Derek reconnaît toutefois que, bien que cette épreuve ait largement contribué au succès de sa carrière actuelle, il ne "s'en est jamais remis" et reste profondément "frustré" par la tournure des évènements. Pourtant, cet athlète infatigable a transformé le "pire jour de sa vie" en opportunité.
Après sept interventions chirurgicales et sept tentatives de se remettre en piste, Derek Redmond a fini par se résigner à accepter les recommandations de son médecin et s'est retiré de l'athlétisme. En revanche, hors de question pour lui de renoncer à représenter son pays.
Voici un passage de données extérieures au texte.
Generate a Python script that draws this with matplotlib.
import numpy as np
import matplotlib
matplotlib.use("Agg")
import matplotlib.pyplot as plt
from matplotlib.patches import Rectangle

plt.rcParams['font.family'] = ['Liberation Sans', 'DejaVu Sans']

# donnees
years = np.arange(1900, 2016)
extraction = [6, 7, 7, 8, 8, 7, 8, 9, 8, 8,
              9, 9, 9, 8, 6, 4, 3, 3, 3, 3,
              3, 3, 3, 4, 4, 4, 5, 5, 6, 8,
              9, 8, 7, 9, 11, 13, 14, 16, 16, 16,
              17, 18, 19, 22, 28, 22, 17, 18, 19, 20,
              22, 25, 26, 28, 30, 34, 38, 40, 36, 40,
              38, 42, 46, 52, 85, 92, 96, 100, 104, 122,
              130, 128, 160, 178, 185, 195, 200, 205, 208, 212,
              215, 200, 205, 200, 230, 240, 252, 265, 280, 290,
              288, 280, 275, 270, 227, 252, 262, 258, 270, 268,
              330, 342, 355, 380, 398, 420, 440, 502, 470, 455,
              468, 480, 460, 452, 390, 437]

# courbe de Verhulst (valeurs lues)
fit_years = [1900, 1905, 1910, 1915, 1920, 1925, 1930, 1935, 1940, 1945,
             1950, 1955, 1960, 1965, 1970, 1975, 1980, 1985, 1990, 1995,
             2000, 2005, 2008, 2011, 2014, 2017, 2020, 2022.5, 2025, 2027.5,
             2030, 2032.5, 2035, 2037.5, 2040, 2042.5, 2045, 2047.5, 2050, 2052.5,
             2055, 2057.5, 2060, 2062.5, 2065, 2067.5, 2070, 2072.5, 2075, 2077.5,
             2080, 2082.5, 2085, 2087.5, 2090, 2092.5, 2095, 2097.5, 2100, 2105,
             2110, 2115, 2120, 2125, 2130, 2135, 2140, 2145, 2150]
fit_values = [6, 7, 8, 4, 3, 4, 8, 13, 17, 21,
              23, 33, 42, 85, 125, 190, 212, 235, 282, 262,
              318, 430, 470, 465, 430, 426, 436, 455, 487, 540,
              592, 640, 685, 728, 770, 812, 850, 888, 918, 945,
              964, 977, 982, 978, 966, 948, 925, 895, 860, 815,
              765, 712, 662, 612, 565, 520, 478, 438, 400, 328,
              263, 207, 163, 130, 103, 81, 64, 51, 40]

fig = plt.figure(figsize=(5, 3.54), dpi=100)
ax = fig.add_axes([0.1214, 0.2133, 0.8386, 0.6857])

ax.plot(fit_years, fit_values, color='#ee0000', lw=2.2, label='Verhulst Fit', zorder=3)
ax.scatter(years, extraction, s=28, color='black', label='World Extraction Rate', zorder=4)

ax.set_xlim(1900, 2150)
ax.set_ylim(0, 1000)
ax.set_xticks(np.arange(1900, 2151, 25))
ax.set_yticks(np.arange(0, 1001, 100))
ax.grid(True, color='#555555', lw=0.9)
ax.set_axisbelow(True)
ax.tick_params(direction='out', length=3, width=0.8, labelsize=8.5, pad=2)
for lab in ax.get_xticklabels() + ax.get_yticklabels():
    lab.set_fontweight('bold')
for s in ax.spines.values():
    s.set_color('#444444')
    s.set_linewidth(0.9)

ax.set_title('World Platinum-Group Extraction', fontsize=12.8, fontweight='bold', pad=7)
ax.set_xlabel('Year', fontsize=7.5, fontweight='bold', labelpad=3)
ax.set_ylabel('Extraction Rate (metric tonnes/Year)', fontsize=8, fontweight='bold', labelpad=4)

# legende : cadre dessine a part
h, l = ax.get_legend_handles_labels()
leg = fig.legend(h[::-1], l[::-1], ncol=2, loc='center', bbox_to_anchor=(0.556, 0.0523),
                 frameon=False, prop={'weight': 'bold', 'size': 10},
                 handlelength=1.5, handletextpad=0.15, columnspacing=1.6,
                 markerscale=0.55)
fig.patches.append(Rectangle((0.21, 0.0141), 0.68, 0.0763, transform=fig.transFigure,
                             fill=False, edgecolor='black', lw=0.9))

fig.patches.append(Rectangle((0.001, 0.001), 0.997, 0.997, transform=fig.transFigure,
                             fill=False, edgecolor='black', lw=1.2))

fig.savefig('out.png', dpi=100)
Moins de trois ans plus tard, il envoie à son médecin une photo dédicacée qui le montre jouant au basketball sous les couleurs de l'Angleterre.
Il passe ensuite semi-pro en rugby et a même décroché un titre national en endurance moto et en kickboxing. Loin des feux de la scène sportive, il s'est remis de sa faillite et donne aujourd'hui des conseils aux entreprises du monde entier.
Il n'est donc pas étonnant qu'un participant, enchanté, ait applaudi cette "formidable" expérience, en affirmant qu'elle l'a "inspiré à se dépasser en cette période difficile".